▸ **What the task requires**:
Set down the data below from its first line to the line holding "from matplotlib.ticker import MultipleLocator", inclusive; omit all pictures.

──────────────────────────────

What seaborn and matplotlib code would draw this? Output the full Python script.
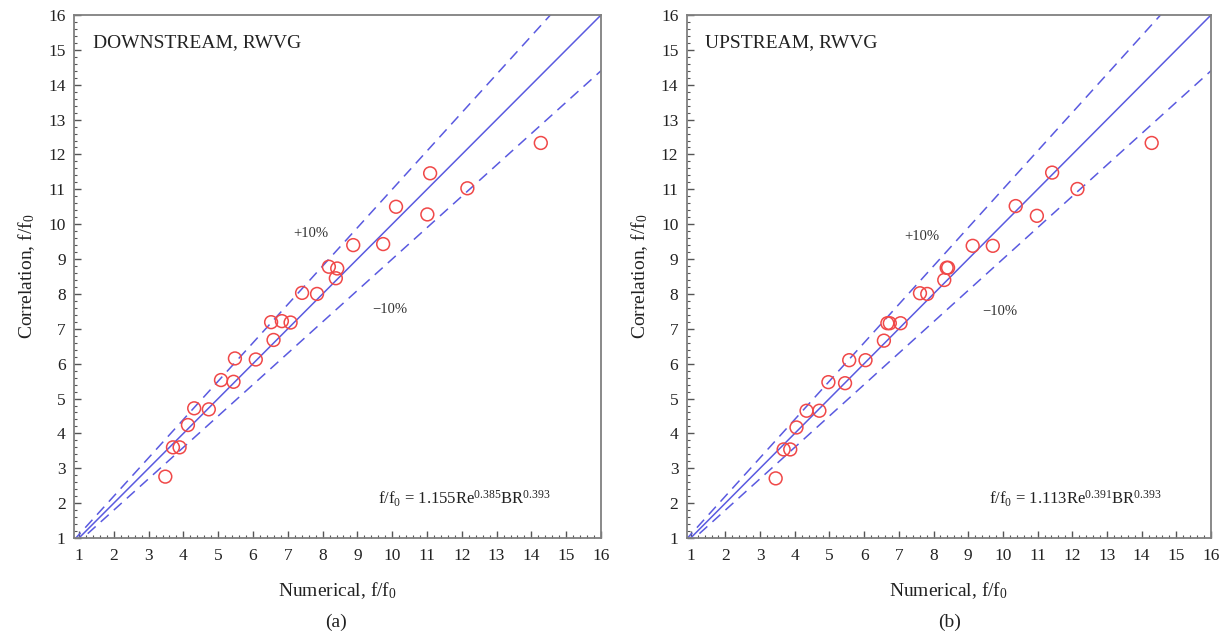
import numpy as np
import pandas as pd
import matplotlib
matplotlib.use("Agg")
import matplotlib.pyplot as plt
import seaborn as sns
from matplotlib.ticker import MultipleLocator

# ---- data ----
down_numerical = [3.48, 3.70, 3.89, 4.13, 4.31, 4.73, 5.08, 5.44, 5.48, 6.08, 6.59, 6.52, 6.83,
                  7.08, 7.41, 7.84, 8.18, 8.42, 8.38, 8.88, 9.74, 10.11, 11.01, 11.09, 12.16, 14.27]
down_correlation = [2.76, 3.60, 3.60, 4.24, 4.72, 4.69, 5.53, 5.48, 6.15, 6.12, 6.68, 7.19, 7.22,
                    7.18, 8.03, 8.00, 8.78, 8.73, 8.45, 9.40, 9.43, 10.50, 10.28, 11.46, 11.03, 12.33]
up_numerical = [3.45, 3.68, 3.87, 4.05, 4.34, 4.71, 4.97, 5.45, 5.57, 6.04, 6.57, 6.67, 6.74,
                7.05, 7.61, 7.82, 8.31, 8.38, 8.42, 9.13, 9.71, 10.37, 10.98, 11.42, 12.15, 14.29]
up_correlation = [2.71, 3.54, 3.54, 4.17, 4.65, 4.65, 5.47, 5.44, 6.10, 6.10, 6.66, 7.16, 7.16,
                  7.16, 8.02, 8.00, 8.40, 8.75, 8.75, 9.38, 9.38, 10.52, 10.24, 11.48, 11.01, 12.33]

ref_x = [0.5, 16.5]
band_factors = [1.0, 1.1, 0.9]          # perfect agreement, +10%, -10%
tick_values = list(range(1, 17))

panel_titles = ["DOWNSTREAM, RWVG", "UPSTREAM, RWVG"]
equations = [r"f/f$\mathregular{_0}$ = 1.155Re$\mathregular{^{0.385}}$BR$\mathregular{^{0.393}}$",
             r"f/f$\mathregular{_0}$ = 1.113Re$\mathregular{^{0.391}}$BR$\mathregular{^{0.393}}$"]
captions = ["(a)", "(b)"]

# ---- style ----
sns.set_theme(style="white")
plt.rcParams["font.family"] = ["Liberation Serif", "DejaVu Serif"]
plt.rcParams["mathtext.fontset"] = "stix"

blue = "#5a5ae0"
red = "#f04848"
spine_c = "#808080"

fig = plt.figure(figsize=(12.28, 6.38), dpi=100)
W, H = 1228, 638
ax_l = fig.add_axes([74 / W, (H - 538) / H, 527 / W, 523 / H])
ax_r = fig.add_axes([686.7 / W, (H - 538) / H, 524.3 / W, 523 / H])

panels = [
    (ax_l, down_numerical, down_correlation, 0.856, (7.65, 9.72), (9.93, 7.56)),
    (ax_r, up_numerical, up_correlation, 0.885, (7.66, 9.66), (9.91, 7.51)),
]

for i, (ax, xs, ys, xmin, plus_pos, minus_pos) in enumerate(panels):
    for f in band_factors:
        df_line = pd.DataFrame({"x": ref_x, "y": [v * f for v in ref_x]})
        ls = "-" if f == 1.0 else (0, (7, 4.5))
        sns.lineplot(data=df_line, x="x", y="y", ax=ax, color=blue, lw=1.1,
                     linestyle=ls, legend=False)
    df_pts = pd.DataFrame({"num": xs, "cor": ys})
    sns.scatterplot(data=df_pts, x="num", y="cor", ax=ax, marker="o", s=85,
                    facecolor="none", edgecolor=red, linewidth=1.1, legend=False, zorder=3)

    ax.set_xlim(xmin, 16)
    ax.set_ylim(1, 16)
    ax.set_xticks(tick_values)
    ax.set_yticks(tick_values)
    ax.xaxis.set_minor_locator(MultipleLocator(0.2))
    ax.yaxis.set_minor_locator(MultipleLocator(0.2))
    ax.tick_params(axis="both", which="both", direction="in", top=False, right=False,
                   bottom=True, left=True, color="#555555", labelsize=12.5, labelcolor="#222222")
    ax.tick_params(axis="both", which="major", length=5, width=1)
    ax.tick_params(axis="both", which="minor", length=2.5, width=0.8)
    ax.tick_params(axis="x", which="major", pad=7)
    ax.tick_params(axis="y", which="major", pad=6)
    for sp in ax.spines.values():
        sp.set_color(spine_c)
        sp.set_linewidth(1.3)
        sp.set_visible(True)

    ax.set_xlabel(r"Numerical, f/f$\mathregular{_0}$", fontsize=14, color="#222222", labelpad=12)
    ax.set_ylabel(r"Correlation, f/f$\mathregular{_0}$", fontsize=14, color="#222222", labelpad=8)

    ax.text(1.40, 15.22, panel_titles[i], fontsize=14, color="#222222", va="center", ha="left")
    ax.text(*plus_pos, "+10%", fontsize=10.5, color="#333333", ha="center", va="center")
    ax.text(*minus_pos, "\u221210%", fontsize=10.5, color="#333333", ha="center", va="center")
    ax.text(9.6, 2.12, equations[i], fontsize=12, color="#222222", ha="left", va="center")

fig.text(336 / W, 1 - 622 / H, captions[0], fontsize=14, ha="center", va="center", color="#222222")
fig.text(950 / W, 1 - 622 / H, captions[1], fontsize=14, ha="center", va="center", color="#222222")

fig.savefig("out.png", dpi=100)
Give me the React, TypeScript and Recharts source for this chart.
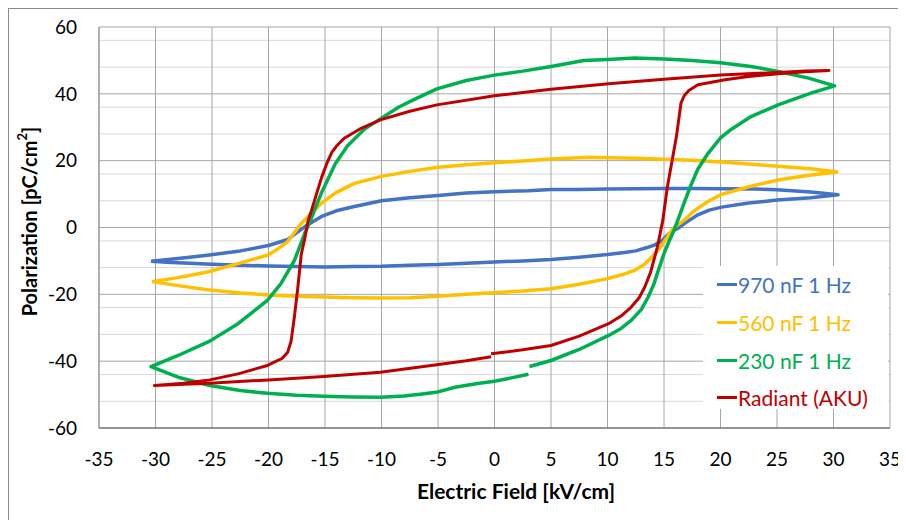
import { LineChart, Line, XAxis, YAxis, CartesianGrid, Legend } from "recharts";

const FONT = "Lato, 'Liberation Sans', sans-serif";

// axis ticks and grid positions
const xTicks = [-35, -30, -25, -20, -15, -10, -5, 0, 5, 10, 15, 20, 25, 30, 35];
const yTicks = [-60, -40, -20, 0, 20, 40, 60];
const yMinor = [
  -56, -52, -48, -44, -36, -32, -28, -24, -16, -12, -8, -4,
  4, 8, 12, 16, 24, 28, 32, 36, 44, 48, 52, 56,
];

// [E field kV/cm, polarization] in recording order around each loop
const loop970: [number, number][] = [
  [-30.4, -10.1], [-29, -10.4], [-27, -10.7], [-25, -11.0], [-22.5, -11.3], [-20, -11.5],
  [-17.5, -11.7], [-15, -11.8], [-12.5, -11.7], [-10, -11.6], [-7.5, -11.3], [-5, -11.1],
  [-2.5, -10.7], [0, -10.3], [2.5, -10.0], [5, -9.6], [7.5, -8.9], [10, -8.1], [11.5, -7.5],
  [12.5, -7.0], [13.5, -6.0], [14.2, -5.2], [14.8, -4.0], [15.3, -2.3], [15.8, -1.0],
  [16.2, -0.3], [16.8, 1.2], [17.4, 2.5], [18, 3.8], [19, 5.2], [20.1, 6.1], [22.5, 7.3],
  [25, 8.2], [28, 8.9], [30.4, 9.8],
  [28, 10.6], [25, 11.3], [23, 11.5], [20, 11.6], [17.5, 11.7], [15, 11.7], [12.5, 11.6],
  [10, 11.5], [7.5, 11.4], [5, 11.4], [3, 11.0], [0, 10.7], [-2.5, 10.3], [-5, 9.6],
  [-7.5, 8.9], [-10, 8.0], [-12.4, 6.3], [-14, 5.0], [-15.3, 3.3], [-16.2, 1.5],
  [-16.8, 0.2], [-17.5, -1.5], [-18.3, -3.6], [-20, -5.4], [-22.5, -7.0], [-25.4, -8.3],
  [-28, -9.3], [-30.4, -10.1],
];

const loop560: [number, number][] = [
  [-30.3, -16.2], [-28, -17.4], [-25.4, -18.6], [-22.5, -19.6], [-20, -20.2], [-17.5, -20.6],
  [-15, -20.8], [-12.5, -21.0], [-10, -21.1], [-7.5, -21.0], [-5, -20.6], [-2.5, -20.0],
  [0, -19.5], [2.5, -19.0], [5, -18.3], [7.5, -17.0], [10, -15.3], [11.5, -13.9],
  [12.4, -12.8], [13.2, -11.2], [13.8, -9.3], [14.3, -7.5], [14.7, -5.8], [15.1, -3.8],
  [15.5, -1.8], [15.8, -0.3], [16.3, 1.0], [16.8, 2.2], [17.4, 4.2], [18, 5.8], [19, 8.0],
  [20.1, 9.9], [22.5, 12.2], [25.1, 14.2], [27.5, 15.5], [30.3, 16.6],
  [28, 17.6], [25.1, 18.3], [22.5, 19.0], [20.1, 19.6], [17.5, 20.1], [15, 20.4],
  [12.5, 20.7], [10, 20.9], [8.5, 21.0], [5, 20.5], [2.5, 19.9], [0, 19.4], [-2.5, 18.8],
  [-5, 18.0], [-7.5, 16.8], [-10, 15.3], [-12.4, 13.2], [-14.1, 10.3], [-15.3, 7.3],
  [-16.5, 3.3], [-17.2, 0.8], [-17.7, -1.5], [-18.3, -4.2], [-19.2, -6.5], [-20.1, -8.3],
  [-22.7, -10.8], [-25.4, -13.3], [-28, -15.0], [-30.3, -16.2],
];

const loop230: [number, number][] = [
  [3.1, -41.6], [5, -39.8], [7.5, -36.5], [10.1, -32.3], [11.2, -30.2], [12.1, -27.8],
  [13, -24.5], [13.6, -20.8], [14.1, -17.0], [14.4, -13.8], [15, -7.8], [15.4, -4.5],
  [15.8, -1.5], [16.2, 2.0], [16.8, 7.5], [17.4, 12.8], [18, 17.5], [18.9, 22.2],
  [20, 26.8], [21, 29.5], [22.7, 33.2], [25.1, 36.7], [28, 40.2], [30.1, 42.4],
  [27.8, 44.7], [25.1, 46.7], [22.7, 48.2], [20, 49.3], [17.5, 50.0], [15, 50.4],
  [12.4, 50.7], [10, 50.3], [7.9, 50.0], [5, 48.2], [2.5, 46.8], [0, 45.6], [-2.5, 44.0],
  [-5.1, 41.5], [-7, 38.5], [-8.5, 36.0], [-10.1, 32.5], [-11.5, 29.5], [-13, 24.5],
  [-14.1, 19.0], [-15.3, 10.5], [-16, 4.5], [-16.5, 0.5], [-16.8, -1.8], [-17.7, -9.8],
  [-18.9, -16.8], [-20.1, -21.8], [-22.7, -28.8], [-25.2, -34.0], [-28, -38.3],
  [-30.4, -41.6],
  [-28, -44.8], [-25.2, -47.3], [-22.5, -48.8], [-20.1, -49.6], [-17.5, -50.2],
  [-15.1, -50.5], [-12.5, -50.7], [-10.1, -50.8], [-8, -50.4], [-6.4, -49.8], [-5, -49.2],
  [-3.5, -47.8], [-1.5, -46.7], [0, -46.0], [1.5, -45.0], [3.0, -43.9],
];

const loopRadiant: [number, number][] = [
  [-0.3, -37.8], [2.5, -36.6], [5, -35.3], [7.5, -32.5], [10.1, -28.8], [11.2, -26.5],
  [12.1, -23.8], [12.8, -21.0], [13.3, -17.8], [13.8, -13.5], [14.1, -9.8], [14.4, -6.0],
  [14.6, -2.8], [14.9, 2.2], [15.3, 12.2], [16.1, 27.2], [16.5, 37.2], [16.8, 39.5],
  [17.2, 41.0], [18, 42.7], [20.4, 44.2], [22.5, 45.2], [25.1, 46.0], [27.5, 46.6],
  [29.6, 47.0],
  [27.5, 46.8], [25.1, 46.4], [20, 45.6], [15, 44.4], [10.1, 43.0], [5, 41.4], [0, 39.4],
  [-5.1, 36.7], [-7.5, 34.8], [-10.1, 32.2], [-11.8, 29.7], [-13.3, 26.7], [-14, 24.3],
  [-14.4, 22.5], [-14.8, 19.5], [-15.3, 15.0], [-15.8, 9.5], [-16.2, 5.0], [-16.5, 2.0],
  [-16.8, -3.5], [-17.1, -8.0], [-17.4, -17.8], [-17.7, -26.5], [-18, -34.0],
  [-18.3, -37.3], [-18.8, -39.2], [-19.5, -40.3], [-20.1, -41.3], [-22.7, -43.8],
  [-25.2, -45.6], [-27.5, -46.6], [-30.1, -47.3],
  [-27.5, -46.9], [-25.2, -46.6], [-20, -45.6], [-15.1, -44.6], [-10.1, -43.3],
  [-5.1, -41.1], [-2.5, -39.9], [-0.3, -38.7],
];

const toRows = (pts: [number, number][]) => pts.map(([x, y]) => ({ x, y }));

const series = [
  { name: "970 nF 1 Hz", color: "#4472C4", width: 3.5, pts: loop970 },
  { name: "560 nF 1 Hz", color: "#FFC000", width: 3.5, pts: loop560 },
  { name: "230 nF 1 Hz", color: "#00B050", width: 3.5, pts: loop230 },
  { name: "Radiant (AKU)", color: "#C00000", width: 3, pts: loopRadiant },
];

// legend rows follow the series order, not the payload order
const renderLegend = () => (
  <div style={{ background: "#fff", width: 185, height: 143, fontFamily: FONT, fontSize: 21 }}>
    {series.map((s) => (
      <div
        key={s.name}
        style={{ display: "flex", alignItems: "center", height: 37.7, color: s.color, whiteSpace: "nowrap" }}
      >
        <span
          style={{ display: "inline-block", width: 20, height: 3, background: s.color, marginLeft: 14, marginRight: 1 }}
        />
        {s.name}
      </div>
    ))}
  </div>
);

const XTitle = () => (
  <text x={507} y={481} textAnchor="middle" dominantBaseline="central" fontFamily={FONT} fontSize={21} fontWeight={700} fill="#000">
    Electric Field [kV/cm]
  </text>
);

const YTitle = (props: any) => {
  const vb = props.viewBox || { y: 18, height: 401 };
  const cy = vb.y + vb.height / 2 - 6;
  return (
    <text
      x={20}
      y={cy}
      transform={`rotate(-90, 20, ${cy})`}
      textAnchor="middle"
      dominantBaseline="central"
      fontFamily={FONT}
      fontSize={20}
      fontWeight={700}
      fill="#000"
    >
      Polarization [pC/cm
      <tspan dy={-7} fontSize={13}>2</tspan>
      <tspan dy={7}>]</tspan>
    </text>
  );
};

export default function App() {
  return (
    <div
      style={{
        width: 897,
        height: 511,
        borderTop: "1px solid #8c8c8c",
        borderLeft: "1px solid #8c8c8c",
        background: "#fff",
        position: "relative",
      }}
    >
      <LineChart width={897} height={511} margin={{ top: 18, right: 16, bottom: 0, left: 0 }}>
        <CartesianGrid horizontalValues={yMinor} vertical={false} stroke="#d9d9d9" />
        <CartesianGrid horizontalValues={yTicks} verticalValues={xTicks} stroke="#a6a6a6" />
        <XAxis
          type="number"
          dataKey="x"
          domain={[-35, 35]}
          ticks={xTicks}
          allowDataOverflow
          height={92}
          tickLine={false}
          tickSize={0}
          tickMargin={25}
          axisLine={{ stroke: "#595959" }}
          tick={{ fill: "#000", fontSize: 19, fontFamily: FONT }}
          label={{ content: XTitle }}
        />
        <YAxis
          type="number"
          domain={[-60, 60]}
          ticks={yTicks}
          allowDataOverflow
          width={90}
          tickLine={false}
          tickSize={0}
          tickMargin={22}
          axisLine={{ stroke: "#8c8c8c" }}
          tick={{ fill: "#000", fontSize: 19, fontFamily: FONT }}
          label={{ content: YTitle }}
        />
        {series.map((s) => (
          <Line
            key={s.name}
            data={toRows(s.pts)}
            dataKey="y"
            name={s.name}
            type="linear"
            stroke={s.color}
            strokeWidth={s.width}
            strokeLinejoin="round"
            dot={false}
            activeDot={false}
            isAnimationActive={false}
          />
        ))}
        <Legend
          layout="horizontal"
          verticalAlign="middle"
          align="center"
          content={renderLegend}
          wrapperStyle={{ left: 694, top: 257, width: 185, height: 143 }}
        />
      </LineChart>
    </div>
  );
}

──────────────────────────────

▸ **Exercise response**:
What seaborn and matplotlib code would draw this? Output the full Python script.
import numpy as np
import pandas as pd
import matplotlib
matplotlib.use("Agg")
import matplotlib.pyplot as plt
import seaborn as sns
from matplotlib.ticker import MultipleLocator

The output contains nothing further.